Transparency kritisiert Regierung
5. November 2013Die Bundesregierung soll dem ehemaligen Mitarbeiter des US-Geheimdienstes National Security Agency (NSA), Edward Snowden, Schutz in Deutschland gewähren. Das forderte die Anti-Korruptionsorganisation Transparency International (TI) am Dienstag in Berlin. Die Vorsitzende der deutschen TI-Sektion, Edda Müller, hält Snowdens derzeitigen Aufenthaltsort Russland auf Dauer für unsicher. Wenn die Machthaber in Moskau ihr Interesse an dem Whistleblower über die weltweite NSA-Spionage verlören, werde Snowden wie eine "heiße Kartoffel" fallen gelassen, befürchtet Müller.
Transparency International sieht Deutschland in der "moralischen Verpflichtung", Snowden Schutz zu gewähren.
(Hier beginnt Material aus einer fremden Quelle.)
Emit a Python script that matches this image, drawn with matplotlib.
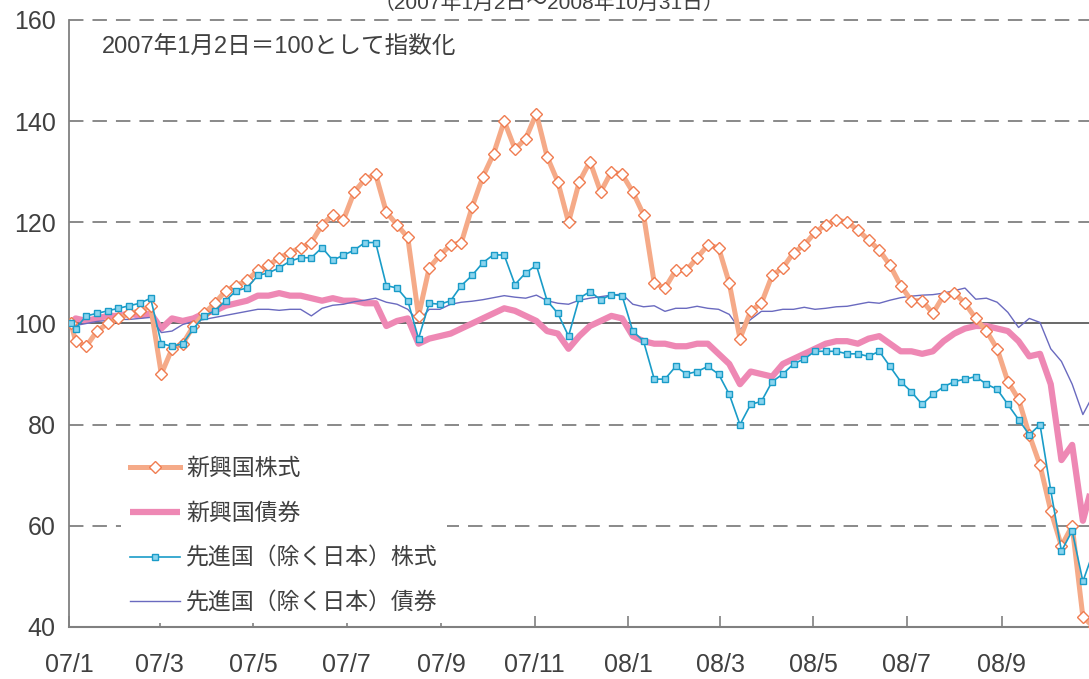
import numpy as np
import pandas as pd
import matplotlib
matplotlib.use('Agg')
import matplotlib.pyplot as plt
import matplotlib.dates as mdates

plt.rcParams['font.family'] = ['Liberation Sans', 'Noto Sans CJK JP']

# 2007/1/2 and then weekly (Fridays) up to 2008/10/31
dates = [pd.Timestamp('2007-01-02')] + list(pd.date_range('2007-01-05', periods=96, freq='7D'))

# 新興国株式
em_eq = [100,
         96.5, 95.5, 98.5, 100, 101, 102, 102.5, 103.4, 90, 95,
         96, 99.5, 102, 104, 106.5, 107.5, 108.5, 110.5, 111.5, 113,
         114, 115, 116, 119.5, 121.5, 120.5, 126, 128.5, 129.5, 122,
         119.5, 117, 101.5, 111, 113.5, 115.5, 116, 123, 129, 133.5,
         140, 134.5, 136.5, 141.5, 133, 128, 120, 128, 132, 126,
         130, 129.5, 126, 121.5, 108, 107, 110.5, 110.5, 113, 115.5,
         115, 108, 97, 102.5, 104, 109.5, 111, 114, 115.5, 118,
         119.5, 120.5, 120, 118.5, 116.5, 114.5, 111.5, 107.5, 104.5, 104.5,
         102, 105.5, 106, 104, 101, 98.5, 95, 88.5, 85, 78,
         72, 63, 56, 60, 42, 40]

# 新興国債券
em_bd = [100,
         101, 100.5, 101, 101.5, 101.5, 102, 101.5, 102, 99, 101,
         100.5, 101, 102, 102.5, 103.5, 104, 104.5, 105.5, 105.5, 106,
         105.5, 105.5, 105, 104.5, 105, 104.5, 104.5, 104, 104, 99.5,
         100.5, 101, 96, 97, 97.5, 98, 99, 100, 101, 102,
         103, 102.5, 101.5, 100.5, 98.5, 98, 95, 97.5, 99.5, 100.5,
         101.5, 101, 97.5, 96.5, 96, 96, 95.5, 95.5, 96, 96,
         94, 92, 88, 90.5, 90, 89.5, 92, 93, 94, 95,
         96, 96.5, 96.5, 96, 97, 97.5, 96, 94.5, 94.5, 94,
         94.5, 96.5, 98, 99, 99.5, 99.5, 99, 98.5, 96.5, 93.5,
         94, 88, 73, 76, 61, 69]

# 先進国（除く日本）株式
dm_eq = [100,
         99, 101.5, 102, 102.5, 103, 103.5, 104, 105, 96, 95.5,
         96, 99, 101.5, 102.5, 104.5, 106.5, 107, 109.5, 110, 111,
         112.3, 113, 113, 115, 112.5, 113.5, 114.5, 116, 116, 107.5,
         107, 104.5, 97, 104, 103.8, 104.5, 107.5, 109.5, 112, 113.6,
         113.5, 107.7, 110, 111.5, 104.5, 102, 97.5, 105, 106.3, 104.7,
         105.7, 105.5, 98.5, 96.5, 89, 89, 91.5, 90, 90.5, 91.5,
         90, 86, 80, 84, 84.6, 88.5, 90, 92, 93, 94.5,
         94.5, 94.5, 94, 94, 93.5, 94.5, 91.5, 88.5, 86.5, 84,
         86, 87.5, 88.5, 89, 89.5, 88, 87, 84, 81, 78,
         80, 67, 55, 59, 49, 55]

# 先進国（除く日本）債券
dm_bd = [100,
         99.6, 100, 100.4, 100.6, 100.8, 100.8, 101, 101.2, 98.2, 98.5,
         99.8, 100.4, 100.8, 101.2, 101.6, 102, 102.4, 102.8, 102.8, 102.6,
         102.8, 102.8, 101.5, 103, 103.6, 103.8, 104.3, 104.6, 105, 104.2,
         103.8, 102.8, 100.4, 102.8, 102.8, 103.8, 104.2, 104.4, 104.7, 105.1,
         105.5, 105.2, 105, 105.6, 104.5, 104, 103.8, 104.6, 105, 105.3,
         105.6, 105.8, 103.8, 103.3, 103.5, 102.4, 103, 103, 103.4, 103,
         102.8, 101.8, 98.8, 100.8, 102.4, 102.4, 102.8, 102.8, 103.2, 102.8,
         103, 103.3, 103.4, 103.8, 104.2, 104, 104.6, 105.1, 105.4, 105.6,
         105.7, 106, 106.5, 107, 104.8, 105, 104.2, 102.2, 99.2, 101,
         100.2, 95, 92.5, 88, 82, 86]

tick_dates = pd.date_range('2007-01-01', '2008-09-01', freq='2MS')
tick_labels = ['07/1', '07/3', '07/5', '07/7', '07/9', '07/11',
               '08/1', '08/3', '08/5', '08/7', '08/9']

fig = plt.figure(figsize=(10.89, 6.79), dpi=100)
ax = fig.add_axes([0.0638, 0.0766, 0.9362, 0.894])

txt = '#404040'

ax.plot(dates, em_bd, color='#EE88B4', lw=4.5, solid_capstyle='butt',
        label='新興国債券', zorder=3)
ax.plot(dates, dm_bd, color='#6A6ABF', lw=1.0, label='先進国（除く日本）債券', zorder=4)
ax.plot(dates, em_eq, color='#F5AA88', lw=3.6, marker='D', markersize=6.3,
        markerfacecolor='white', markeredgecolor='#F07C50', markeredgewidth=1.0,
        label='新興国株式', zorder=5)
ax.plot(dates, dm_eq, color='#1A9CC8', lw=1.2, marker='s', markersize=5,
        markerfacecolor='#8AD4EE', markeredgecolor='#1A9CC8', markeredgewidth=1.0,
        label='先進国（除く日本）株式', zorder=6)

ax.set_ylim(40, 160)
ax.set_yticks([40, 60, 80, 100, 120, 140, 160])
ax.set_xlim(pd.Timestamp('2007-01-01'), pd.Timestamp('2007-01-01') + pd.Timedelta(days=666))
ax.set_xticks(tick_dates)
ax.set_xticklabels(tick_labels)

for v in [60, 80, 120, 140, 160]:
    ax.axhline(v, color='#808080', lw=1.3, dashes=(8, 5), zorder=1, clip_on=False)
ax.axhline(100, color='#404040', lw=1.1, zorder=2)

for s in ['top', 'right']:
    ax.spines[s].set_visible(False)
ax.spines['left'].set_color('#808080')
ax.spines['bottom'].set_color('#808080')
ax.spines['left'].set_linewidth(1.3)
ax.spines['bottom'].set_linewidth(1.5)

ax.tick_params(axis='y', length=0, pad=10, labelsize=18, labelcolor=txt)
ax.tick_params(axis='x', direction='in', length=8, width=1.2, color='#808080',
               pad=19, labelsize=18, labelcolor=txt)

ax.text(0.032, 0.954, '2007年1月2日＝100として指数化', transform=ax.transAxes,
        fontsize=17, color=txt, va='center', ha='left')

fig.text(0.504, 1 - 9 / 679, '（2007年1月2日～2008年10月31日）', fontsize=15,
         color=txt, ha='center', va='baseline')

h, l = ax.get_legend_handles_labels()
order = [2, 0, 3, 1]
leg = ax.legend([h[i] for i in order], [l[i] for i in order],
                loc='upper left', bbox_to_anchor=(0.039, 0.314), fontsize=16.5,
                frameon=True, facecolor='white', edgecolor='none', framealpha=1,
                handlelength=2.2, handletextpad=0.25, labelspacing=0.95,
                borderpad=0.4, labelcolor=txt)
leg.set_zorder(10)

fig.savefig('out.png', dpi=100)
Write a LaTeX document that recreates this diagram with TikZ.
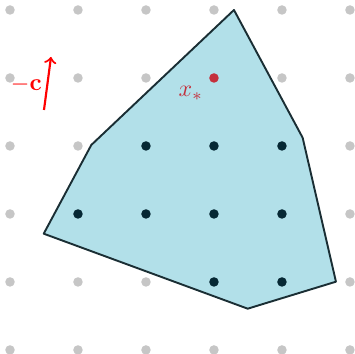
\documentclass[tikz,border=0pt]{standalone}
\definecolor{polyfill}{RGB}{178,224,233}
\definecolor{polyedge}{RGB}{26,46,52}
\definecolor{dotdark}{RGB}{6,40,52}
\definecolor{optred}{RGB}{196,48,60}
\begin{document}
\begin{tikzpicture}[
    gridpt/.style={circle, fill=gray!45, inner sep=0pt, minimum size=1.4mm},
    feaspt/.style={circle, fill=dotdark, inner sep=0pt, minimum size=1.4mm},
    optpt/.style={circle, fill=optred, inner sep=0pt, minimum size=1.4mm}]
	\useasboundingbox (-0.147, -0.059) rectangle (5.074, 5.147);
	% lattice
	\foreach \i in {0,...,5}
		\foreach \j in {0,...,5}
			\node[gridpt] (g\i\j) at (\i, \j) {};
	% feasible region
	\filldraw[fill=polyfill, draw=polyedge, line width=0.8pt, line join=round]
		(3.294, 5.0) -- (4.304, 3.122) -- (4.794, 1.004) -- (3.496, 0.607)
		-- (0.496, 1.71) -- (1.196, 3.015) -- cycle;
	\foreach \i/\j in {2/3, 3/3, 4/3, 1/2, 2/2, 3/2, 4/2, 3/1, 4/1}
		\node[feaspt] (f\i\j) at (\i, \j) {};
	\node[optpt] (xopt) at (3, 4) {};
	\node[optred] (xlab) at (2.66, 3.77) {$x_*$};
	% objective direction
	\coordinate (ctail) at (0.5, 3.53);
	\coordinate (chead) at (0.603, 4.31);
	\draw[->, red, line width=0.9pt] (ctail) -- (chead);
	\node[red] (clab) at (0.24, 3.9) {$-\mathbf{c}$};
\end{tikzpicture}
\end{document}
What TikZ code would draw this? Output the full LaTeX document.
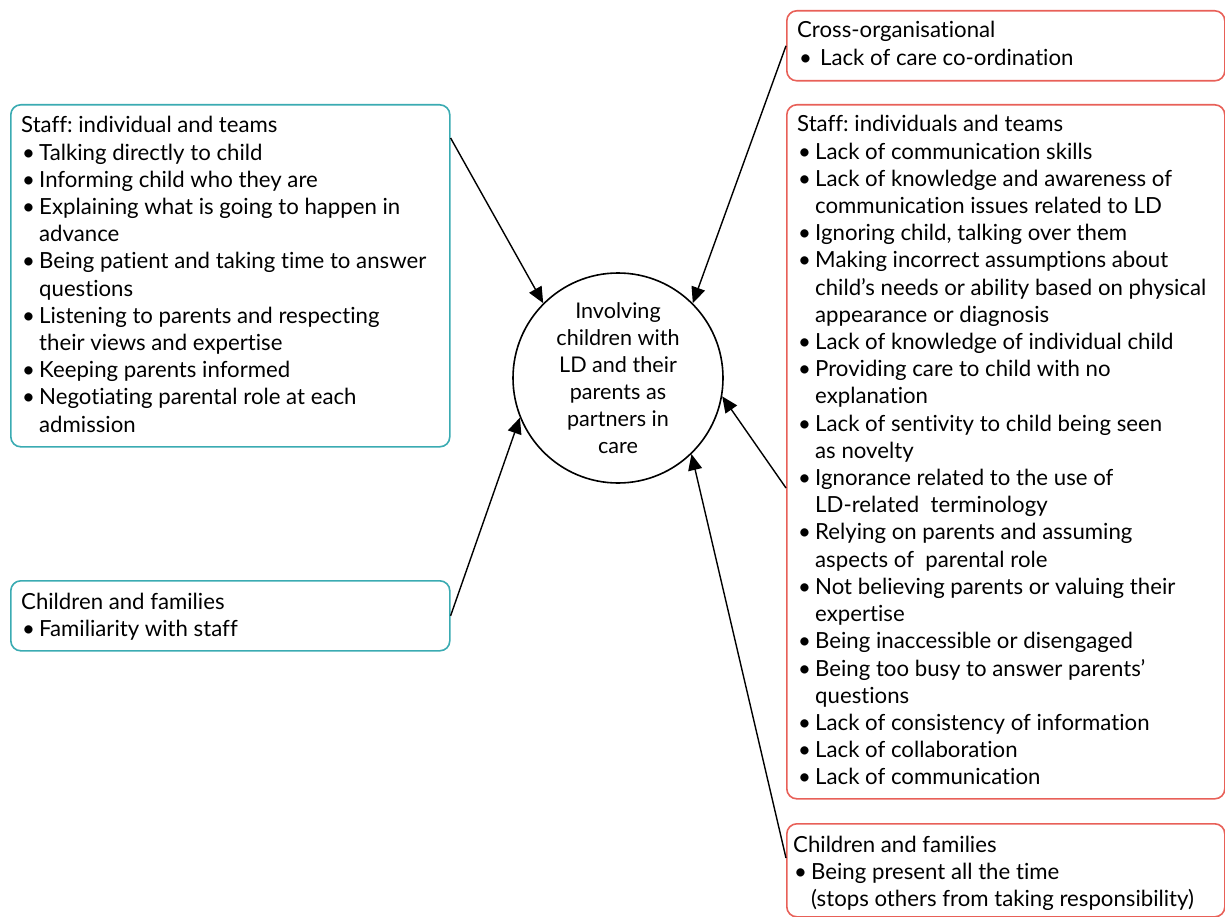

Es sei sein Verdienst, "ganz konkrete Verstöße gegen deutsches Recht" durch die NSA aufgedeckt zu haben. Sollte Deutschland dem 30-Jährigen freies Geleit gewähren, hätte das aus Müllers Sicht keine negativen Auswirkungen auf das deutsch-amerikanische Verhältnis. "Ich halte es nicht für einen Vertrauensbruch", betonte die TI-Vorsitzende. Im Gegenteil: Sie sei immer davon ausgegangen, Deutschland und die USA bildeten bei Themen wie Bürgerrechten und individueller Freiheit eine Wertegemeinschaft.
Vorbilder: Großbritannien, Luxemburg, Rumänien, Slowenien
Von der künftigen Bundesregierung erwartet Transparency International konkrete gesetzliche Maßnahmen zum Wohle von Whistleblowern. Im europäischen Vergleich habe Deutschland Nachholbedarf. In einer von TI in Auftrag gegebenen Studie wird lediglich vier von 27 Ländern ein "guter Schutz" von Hinweisgebern über mutmaßlich illegale Machenschaften bescheinigt: Großbritannien, Luxemburg, Rumänien und Slowenien. Deutschland rangiert mit 15 anderen Ländern im breiten Mittelfeld. Sie alle würden nur einen "eingeschränkten Schutz" gewähren.
Gesetzentwürfe von Grünen und Sozialdemokraten für einen besseren Whistleblower-Schutz erhielten in der vergangenen Legislaturperiode keine parlamentarische Mehrheit. TI-Chefin Müller hofft nun auf die "Lernfähigkeit" der Politik. Der Gesetzgeber solle das Signal geben, "dass Hinweisgeber gewollt sind".